Organize your financial statements detailing your initial bond purchases. Confirm your purchase method. Bonds can be purchased in three ways: at a discount, meaning when the purchase price is lower than the maturity value or principal amount; at par, sometimes called at face value, meaning when the purchase price is equal to the maturity value; and, at a premium, meaning when the purchase price is higher than the maturity value.

Step 2

Calculate your adjusted cost basis. This is the original cost of the municipal bond, plus any adjustments, such as capital returns or interest. For example, if you purchased a 10-year municipal bond at $1,000 with a discount of $800 and a 5-percent coupon, your adjusted cost basis will be $800 based on $800, plus any interest accrued. Use the discounted price and interest rate to calculate the interest for the first year, which amounts to $40. In this example, the adjusted cost basis for the first year is $840.

Step 3

Calculate any capital gains and losses using the Internal Revenue Service Form 1099-INT provided to you by your financial institution when you earn interest on investments.

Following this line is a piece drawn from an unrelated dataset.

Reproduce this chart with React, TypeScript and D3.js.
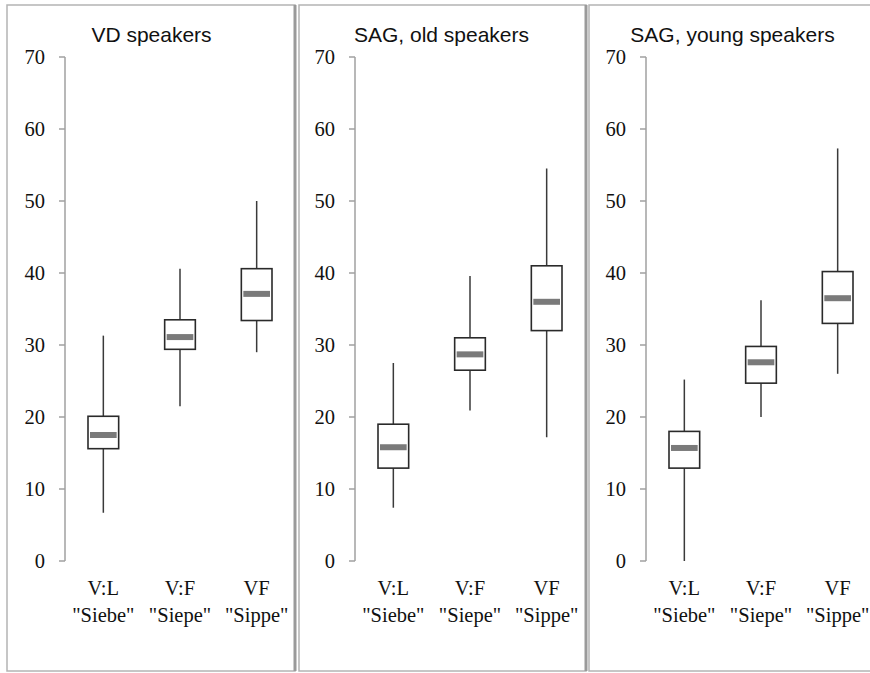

Gains and losses are the difference between the sale price of bonds and your adjusted cost basis. For example, if you purchased a municipal bond at par at $1,000 with a 5-percent coupon and sold the bond at maturity, which is 10 years in this example, your adjusted cost basis would be $1,500. To calculate the interest earned, multiply the face value by the coupon percent, and then by the number of years that you held the bond. If you sold the bond for $2,000 you would gain $500.